I once read a great little article in an SGI’s now-defunct “Iris Universe” which basically said, “just try your code and negate as needed”. You can sit and think and scribble for a long time, trying to figure out whether a particular rotation will go clockwise or counter-clockwise, or whether the culling sense is right. This article (author forgotten) pointed out that, once you have the underlying math right, most of these decisions are boolean; it’s either one way or the other, and the difference is just a minus sign. Rather than spending time with paper and pencil and figuring out exactly what the ordering should be, the author said, “just try it”. Having this permission to do so has saved me hours of worrying about sign problems while programming. The ultimate goal, for me, is a picture on the screen; if a minus sign needs to be added here or there along the way, no problem.

You mention the wedge product (aka the outer product), from geometric algebra. I can appreciate the elegance of GA, but can’t say I understand much of it beyond a hand-waving level. It has an clean way of manipulating various objects and computing intersections between them (though given that GA can’t fully represent a triangle, I see its use as somewhat limited for computer graphics). I’m hoping someone someday writes a book on the topic that doesn’t immediately double back on itself with terminology. I was disappointed to find the promising-sounding “Geometric Algebra for Computer Science” book (sample chapter here) assumes the reader already knows about all there is to know about homogeneous coordinate space and projection, quaternions, Pluecker coordinates, etc. I suspect you’d understand it, but this book (and others on GA) have so far left me in the dust. “Geometric Algebra for Dummies” has yet to be published, unfortunately.

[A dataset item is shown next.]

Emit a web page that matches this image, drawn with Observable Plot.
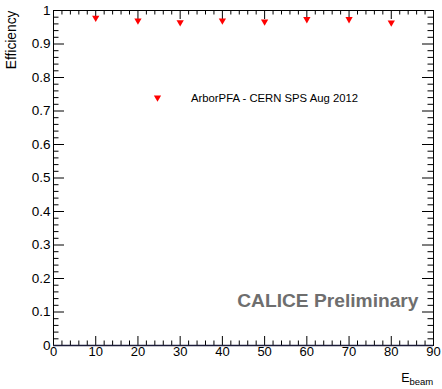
<!DOCTYPE html>
<html><head><meta charset="utf-8">
<script src="https://cdn.jsdelivr.net/npm/d3@7"></script>
<script src="https://cdn.jsdelivr.net/npm/@observablehq/plot@0.6"></script>
<style>body{margin:0;background:#fff} svg{display:block}</style>
</head><body><div id="chart"></div>
<script>
const energies = [10, 20, 30, 40, 50, 60, 70, 80];
const efficiency = [0.978, 0.970, 0.965, 0.970, 0.967, 0.974, 0.974, 0.964];
const xMajor = [0, 10, 20, 30, 40, 50, 60, 70, 80, 90];
const xLabels = ["0", "10", "20", "30", "40", "50", "60", "70", "80", "90"];
const xMinor = [2, 4, 6, 8, 12, 14, 16, 18, 22, 24, 26, 28, 32, 34, 36, 38, 42, 44, 46, 48,
  52, 54, 56, 58, 62, 64, 66, 68, 72, 74, 76, 78, 82, 84, 86, 88];
const yMajor = [0, 0.1, 0.2, 0.3, 0.4, 0.5, 0.6, 0.7, 0.8, 0.9, 1];
const yLabels = ["0", "0.1", "0.2", "0.3", "0.4", "0.5", "0.6", "0.7", "0.8", "0.9", "1"];
const yMinor = [0.02, 0.04, 0.06, 0.08, 0.12, 0.14, 0.16, 0.18, 0.22, 0.24, 0.26, 0.28,
  0.32, 0.34, 0.36, 0.38, 0.42, 0.44, 0.46, 0.48, 0.52, 0.54, 0.56, 0.58,
  0.62, 0.64, 0.66, 0.68, 0.72, 0.74, 0.76, 0.78, 0.82, 0.84, 0.86, 0.88,
  0.92, 0.94, 0.96, 0.98];
const legendLabel = ["ArborPFA - CERN SPS Aug 2012"];
const watermark = ["CALICE Preliminary"];
const xTitle = ["E", "beam"];
const yTitle = ["Efficiency"];

const data = energies.map((e, i) => ({e, eff: efficiency[i]}));

const W = 442, H = 389;
const mL = 53, mR = 9, mT = 10, mB = 44;
const fw = W - mL - mR, fh = H - mT - mB;
const font = "'Liberation Sans', Arial, Helvetica, sans-serif";

const chart = Plot.plot({
  width: W, height: H,
  marginLeft: mL, marginRight: mR, marginTop: mT, marginBottom: mB,
  style: {fontFamily: font, background: "#fff", overflow: "visible"},
  x: {domain: [0, 90], axis: null},
  y: {domain: [0, 1], axis: null},
  marks: [
    // ticks bottom/top
    Plot.tickX(xMajor, {x: d => d, insetTop: fh - 9, stroke: "#000"}),
    Plot.tickX(xMinor, {x: d => d, insetTop: fh - 4.5, stroke: "#000"}),
    Plot.tickX(xMajor, {x: d => d, insetBottom: fh - 9, stroke: "#000"}),
    Plot.tickX(xMinor, {x: d => d, insetBottom: fh - 4.5, stroke: "#000"}),
    // ticks left/right
    Plot.tickY(yMajor, {y: d => d, insetRight: fw - 11, stroke: "#000"}),
    Plot.tickY(yMinor, {y: d => d, insetRight: fw - 5.5, stroke: "#000"}),
    Plot.tickY(yMajor, {y: d => d, insetLeft: fw - 11, stroke: "#000"}),
    Plot.tickY(yMinor, {y: d => d, insetLeft: fw - 5.5, stroke: "#000"}),
    Plot.frame({stroke: "#000"}),
    Plot.ruleY([0], {stroke: "#1c1c3a", strokeWidth: 1.6}),
    // tick labels
    Plot.text(xMajor, {x: d => d, text: (d, i) => xLabels[i], frameAnchor: "bottom", dy: 10, fontSize: 13, fill: "#000"}),
    Plot.text(yMajor, {y: d => d, text: (d, i) => yLabels[i], frameAnchor: "left", dx: -3, textAnchor: "end", fontSize: 13.5, fill: "#000"}),
    // data
    Plot.dot(data, {x: "e", y: "eff", symbol: "triangle", rotate: 180, r: 2.7, fill: "#ff0000", stroke: "none"}),
    // legend
    Plot.dot([0], {frameAnchor: "top-left", dx: 104, dy: 87, symbol: "triangle", rotate: 180, r: 2.7, fill: "#ff0000", stroke: "none"}),
    Plot.text(legendLabel, {frameAnchor: "top-left", dx: 137.5, dy: 91.5, textAnchor: "start", lineAnchor: "bottom", fontSize: 11.3, fill: "#000"}),
    // watermark
    Plot.text(watermark, {frameAnchor: "bottom-right", dx: -15, dy: -39, textAnchor: "end", lineAnchor: "bottom", fontSize: 19.2, fontWeight: "bold", fill: "#6e6e6e"}),
    // axis titles
    Plot.text([xTitle[0]], {frameAnchor: "bottom-right", dx: -24, dy: 36, textAnchor: "end", lineAnchor: "bottom", fontSize: 12.5, fill: "#000"}),
    Plot.text([xTitle[1]], {frameAnchor: "bottom-right", dx: -24, dy: 39.5, textAnchor: "start", lineAnchor: "bottom", fontSize: 9.5, fill: "#000"}),
    Plot.text(yTitle, {frameAnchor: "top-left", dx: -38, dy: 0, rotate: -90, textAnchor: "end", lineAnchor: "bottom", fontSize: 13.8, fill: "#000"})
  ]
});
document.getElementById("chart").appendChild(chart);
</script>
</body></html>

Right-handed coordinate systems are preferred because the cross product was chosen to be right-handed at some point in time. This choice was arbitrary — each component of the cross product could be negated, and everything would still be algebraically consistent. The universe has no preference. The reason a choice has to be made lies in the fact that the cross product is really an abuse of a coincidence that occurs in 3D space for a more general product called the wedge product. (And this abuse forced physicists to make an unnecessary distinction between what they call polar vectors and pseudovectors.) The wedge product between two vectors produces something called a bivector, and it so happens that in 3D, a bivector has 3 algebraically independent components whose magnitudes are exactly those of the components of the cross product. (In 4D, a bivector has 6 components, and in 2D, a bivector only has 1 component.) The tensor representation of a bivector is an antisymmetric matrix containing both positive and negative versions of each cross-product component, so no sign choice needs to be made. It’s only when we want to represent a bivector with 3 numbers instead of the 6 nonzero entries of the tensor that we need to decide on RH or LH.